Asphyxie financière de l’Assemblée provinciale
Autre front de tension : le blocage des moyens financiers destinés à l’Assemblée provinciale. « Depuis l’ouverture de cette session parlementaire, aucun rond ne nous a été versé pour nous permettre d’organiser les activités parlementaires », confie un membre du cabinet du rapporteur. Selon la même source, ce manque de financement serait à l’origine du report de la plénière qui devait examiner la motion de déchéance du président Lévi Mbuta. Sous couvert de “problèmes logistiques”, c’est en réalité une stratégie d’asphyxie budgétaire visant à paralyser le fonctionnement de l’institution et à empêcher tout contrôle sur l’exécutif provincial.

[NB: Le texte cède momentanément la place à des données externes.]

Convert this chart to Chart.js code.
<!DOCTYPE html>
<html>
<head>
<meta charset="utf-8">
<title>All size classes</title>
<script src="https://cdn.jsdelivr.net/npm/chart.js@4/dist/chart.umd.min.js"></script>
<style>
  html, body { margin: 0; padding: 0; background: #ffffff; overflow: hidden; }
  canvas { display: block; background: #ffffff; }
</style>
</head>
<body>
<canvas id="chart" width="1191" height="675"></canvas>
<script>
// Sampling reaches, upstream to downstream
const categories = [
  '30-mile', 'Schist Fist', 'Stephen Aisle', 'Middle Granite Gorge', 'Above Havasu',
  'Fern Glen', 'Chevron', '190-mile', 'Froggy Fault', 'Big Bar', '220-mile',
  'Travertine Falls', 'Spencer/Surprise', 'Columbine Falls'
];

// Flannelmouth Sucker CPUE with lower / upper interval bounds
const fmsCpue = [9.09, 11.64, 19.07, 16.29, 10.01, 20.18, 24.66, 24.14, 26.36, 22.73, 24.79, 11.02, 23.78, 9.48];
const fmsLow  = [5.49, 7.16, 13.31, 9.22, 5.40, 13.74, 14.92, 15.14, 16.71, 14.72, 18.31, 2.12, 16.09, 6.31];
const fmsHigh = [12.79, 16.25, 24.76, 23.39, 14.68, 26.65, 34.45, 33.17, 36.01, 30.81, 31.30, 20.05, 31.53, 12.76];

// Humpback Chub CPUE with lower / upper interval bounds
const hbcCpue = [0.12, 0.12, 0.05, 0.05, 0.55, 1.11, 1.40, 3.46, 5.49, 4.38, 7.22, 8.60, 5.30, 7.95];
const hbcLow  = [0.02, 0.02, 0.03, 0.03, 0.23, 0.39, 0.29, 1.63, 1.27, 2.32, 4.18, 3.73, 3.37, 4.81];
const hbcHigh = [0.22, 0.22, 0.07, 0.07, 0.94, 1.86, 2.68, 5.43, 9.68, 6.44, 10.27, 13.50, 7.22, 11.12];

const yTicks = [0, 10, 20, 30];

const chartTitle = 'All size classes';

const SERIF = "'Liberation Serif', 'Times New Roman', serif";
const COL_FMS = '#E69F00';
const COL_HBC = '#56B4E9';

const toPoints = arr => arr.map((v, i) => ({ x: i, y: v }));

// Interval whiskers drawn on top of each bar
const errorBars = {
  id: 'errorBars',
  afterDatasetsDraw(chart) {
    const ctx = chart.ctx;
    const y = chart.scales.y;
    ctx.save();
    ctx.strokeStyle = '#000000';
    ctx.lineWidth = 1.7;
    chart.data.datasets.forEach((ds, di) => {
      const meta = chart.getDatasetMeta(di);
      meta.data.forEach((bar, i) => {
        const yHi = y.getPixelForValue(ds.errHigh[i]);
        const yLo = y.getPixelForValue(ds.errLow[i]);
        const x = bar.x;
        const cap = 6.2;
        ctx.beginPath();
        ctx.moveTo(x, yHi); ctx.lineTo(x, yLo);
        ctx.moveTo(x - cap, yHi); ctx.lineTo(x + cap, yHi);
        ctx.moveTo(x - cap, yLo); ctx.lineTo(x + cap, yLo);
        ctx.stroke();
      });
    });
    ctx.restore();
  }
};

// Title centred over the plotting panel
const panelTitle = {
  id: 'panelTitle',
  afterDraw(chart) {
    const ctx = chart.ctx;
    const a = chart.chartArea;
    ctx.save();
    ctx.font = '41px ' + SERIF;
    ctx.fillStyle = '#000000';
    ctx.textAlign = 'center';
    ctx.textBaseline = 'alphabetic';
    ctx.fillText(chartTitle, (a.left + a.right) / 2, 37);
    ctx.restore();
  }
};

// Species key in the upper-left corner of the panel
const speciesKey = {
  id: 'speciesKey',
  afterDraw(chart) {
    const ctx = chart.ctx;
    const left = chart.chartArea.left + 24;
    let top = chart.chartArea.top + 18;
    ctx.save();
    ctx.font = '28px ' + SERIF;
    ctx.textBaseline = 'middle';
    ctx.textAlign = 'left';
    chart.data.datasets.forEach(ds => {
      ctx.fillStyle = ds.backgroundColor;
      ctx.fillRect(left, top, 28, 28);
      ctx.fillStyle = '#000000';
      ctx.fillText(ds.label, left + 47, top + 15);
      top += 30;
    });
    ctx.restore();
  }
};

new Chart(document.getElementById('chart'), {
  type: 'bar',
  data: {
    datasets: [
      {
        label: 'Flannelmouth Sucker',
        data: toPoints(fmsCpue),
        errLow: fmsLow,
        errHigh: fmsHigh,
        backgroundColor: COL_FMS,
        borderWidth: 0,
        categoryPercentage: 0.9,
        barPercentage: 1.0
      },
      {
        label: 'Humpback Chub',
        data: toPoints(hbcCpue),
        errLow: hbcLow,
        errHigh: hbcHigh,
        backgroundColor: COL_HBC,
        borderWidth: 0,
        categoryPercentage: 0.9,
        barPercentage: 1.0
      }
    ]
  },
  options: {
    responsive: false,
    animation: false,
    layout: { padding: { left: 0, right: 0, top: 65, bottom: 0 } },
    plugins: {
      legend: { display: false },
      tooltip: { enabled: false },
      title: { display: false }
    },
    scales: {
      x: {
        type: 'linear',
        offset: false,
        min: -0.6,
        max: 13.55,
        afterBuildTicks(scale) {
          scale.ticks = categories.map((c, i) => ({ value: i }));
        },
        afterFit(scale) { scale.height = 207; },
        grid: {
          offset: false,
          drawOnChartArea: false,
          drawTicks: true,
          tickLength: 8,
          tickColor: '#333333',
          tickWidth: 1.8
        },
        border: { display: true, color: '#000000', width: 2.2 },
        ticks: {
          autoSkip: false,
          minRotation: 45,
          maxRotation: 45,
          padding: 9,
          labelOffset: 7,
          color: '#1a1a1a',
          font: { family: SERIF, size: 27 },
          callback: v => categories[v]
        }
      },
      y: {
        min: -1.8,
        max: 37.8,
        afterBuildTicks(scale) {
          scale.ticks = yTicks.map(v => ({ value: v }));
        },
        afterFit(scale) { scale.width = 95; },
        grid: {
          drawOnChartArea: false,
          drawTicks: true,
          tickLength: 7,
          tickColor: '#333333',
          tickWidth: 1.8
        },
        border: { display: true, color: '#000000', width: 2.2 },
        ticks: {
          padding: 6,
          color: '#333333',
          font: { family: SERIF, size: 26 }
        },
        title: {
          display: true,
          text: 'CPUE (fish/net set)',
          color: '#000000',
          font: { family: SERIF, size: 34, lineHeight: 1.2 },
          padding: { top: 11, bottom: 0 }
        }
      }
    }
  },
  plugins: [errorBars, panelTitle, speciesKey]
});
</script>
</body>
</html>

En agissant ainsi, le gouverneur Daniel Bumba se place en violation flagrante du principe d’autonomie institutionnelle garanti par la Constitution. Le refus d’octroyer les moyens nécessaires au bon fonctionnement du Parlement provincial est une atteinte directe au contrôle démocratique et un acte de mépris envers la représentation du peuple kinois.
Une pétition orchestrée contre la vice-présidente Germaine Tshinyama
Comme si cela ne suffisait pas, une nouvelle manœuvre se dessine. Informé que la convocation de la question orale devait lui être transmise ce lundi, le gouverneur aurait lancé une offensive interne pour déstabiliser la présidente intérimaire, Germaine Tshinyama, qui assure la direction du bureau depuis l’empêchement du président Lévi Mbuta.

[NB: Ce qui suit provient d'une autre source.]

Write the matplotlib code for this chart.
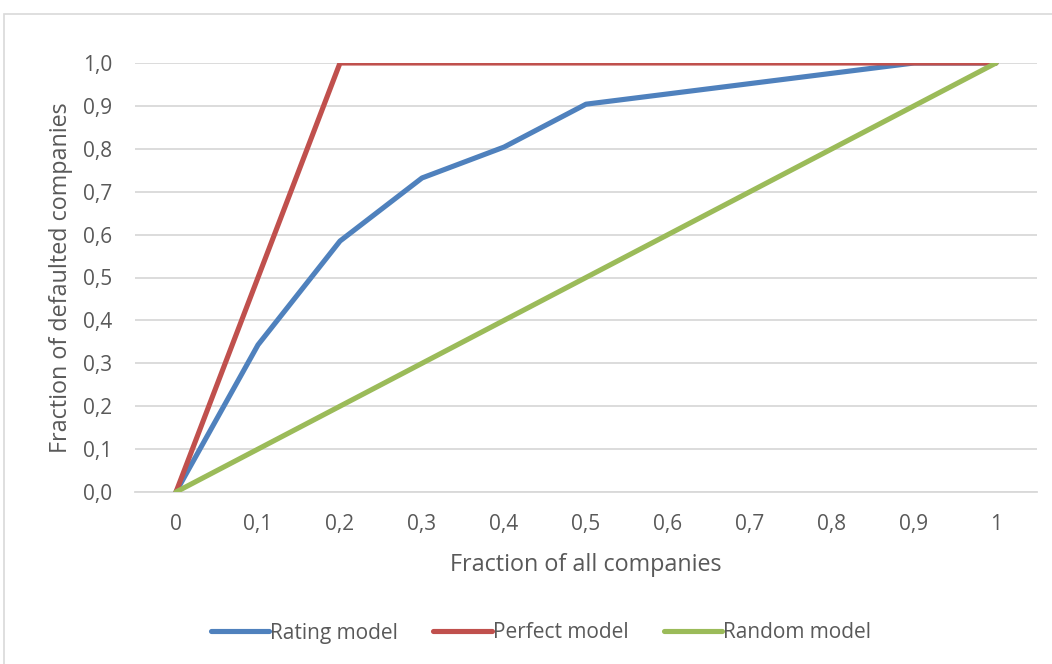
import matplotlib.pyplot as plt
from matplotlib.patches import Rectangle

# data
x_labels = ["0", "0,1", "0,2", "0,3", "0,4", "0,5", "0,6", "0,7", "0,8", "0,9", "1"]
x_values = [0.0, 0.1, 0.2, 0.3, 0.4, 0.5, 0.6, 0.7, 0.8, 0.9, 1.0]
rating_model = [0.0, 0.343, 0.585, 0.732, 0.804, 0.904, 0.928, 0.952, 0.976, 1.0, 1.0]
perfect_model = [0.0, 0.5, 1.0, 1.0, 1.0, 1.0, 1.0, 1.0, 1.0, 1.0, 1.0]
random_model = [0.0, 0.1, 0.2, 0.3, 0.4, 0.5, 0.6, 0.7, 0.8, 0.9, 1.0]
y_ticks = [0.0, 0.1, 0.2, 0.3, 0.4, 0.5, 0.6, 0.7, 0.8, 0.9, 1.0]

plt.rcParams["font.family"] = ["Open Sans", "DejaVu Sans"]
text_color = "#595959"
grid_color = "#D9D9D9"

fig = plt.figure(figsize=(10.52, 6.64), dpi=100)
# outer chart frame, as in Excel
fig.patches.append(Rectangle((4 / 1052, -0.1), 1.2, (664 - 14) / 664 + 0.1,
                             transform=fig.transFigure, fill=False,
                             edgecolor=grid_color, linewidth=1.2))

ax = fig.add_axes([135 / 1052, (664 - 492) / 664, (1037 - 135) / 1052, (492 - 63) / 664])

ax.plot(x_values, rating_model, color="#4F81BD", lw=3.7, label="Rating model",
        solid_joinstyle="round", solid_capstyle="round")
ax.plot(x_values, perfect_model, color="#C0504D", lw=3.7, label="Perfect model",
        solid_joinstyle="round", solid_capstyle="round")
ax.plot(x_values, random_model, color="#9BBB59", lw=3.7, label="Random model",
        solid_joinstyle="round", solid_capstyle="round")

ax.set_xlim(-0.05, 1.05)
ax.set_ylim(0, 1.0)
ax.set_xticks(x_values)
ax.set_xticklabels(x_labels)
ax.set_yticks(y_ticks)
ax.set_yticklabels([f"{v:.1f}".replace(".", ",") for v in y_ticks])

ax.grid(axis="y", color=grid_color, lw=1.3)
ax.set_axisbelow(True)
for side in ["top", "right", "left"]:
    ax.spines[side].set_visible(False)
ax.spines["bottom"].set_color(grid_color)
ax.spines["bottom"].set_linewidth(1.3)
ax.spines["bottom"].set_zorder(0)
ax.tick_params(axis="both", length=0, labelsize=15, labelcolor=text_color)
ax.tick_params(axis="x", pad=16)
ax.tick_params(axis="y", pad=16.5)

ax.set_xlabel("Fraction of all companies", fontsize=16.8, color=text_color, labelpad=13)
ax.set_ylabel("Fraction of defaulted companies", fontsize=16.8, color=text_color, labelpad=7)

fig.legend(loc="center", bbox_to_anchor=(541 / 1052, (664 - 633) / 664), ncol=3,
           frameon=False, fontsize=15, labelcolor=text_color,
           handlelength=2.8, handletextpad=0.05, columnspacing=1.7)

fig.savefig("out.png", dpi=100)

Un gouverneur acculé par de lourds griefs
Mais que redoute tant Daniel Bumba Lubaki ?
La question orale déposée par le député Aubin Mukanu pointe du doigt *une série de manquements graves dans la gestion de la capitale* :
• Baisse spectaculaire des recettes de la DGRK, passées de 5 millions à 2 millions USD depuis son arrivée ;
• Opacité autour de la taxe d’embarquement à l’aéroport de N’djili et de la taxe de stationnement ;
• Absence de transparence sur le nombre d’assujettis aux impôts et taxes ;
• Flou persistant autour de la taxe de consommation censée renflouer la caisse de la ville ;
• Arriérés de salaires des agents urbains, entraînant baisse de productivité et fraude ;
• Multiplication des marchés publics conclus de gré à gré ;
• Mauvaise gestion des biens immobiliers et des marchés urbains ;
• Controverse sur la relance du marché central de Kinshasa.
Autant de sujets sensibles qui, s’ils étaient débattus en plénière, pourraient gravement ternir l’image du gouverneur et révéler les failles profondes de sa gestion.
Selon plusieurs sources proches du dossier, une pétition est en cours de préparation pour obtenir sa destitution. « Tout est mis en place pour écarter la présidente intérimaire parce qu’elle refuse d’exécuter les ordres du gouverneur », confie un proche du dossier. Des équipes travailleraient déjà sur les griefs à présenter, pendant que la récolte de signatures serait “presque bouclée”.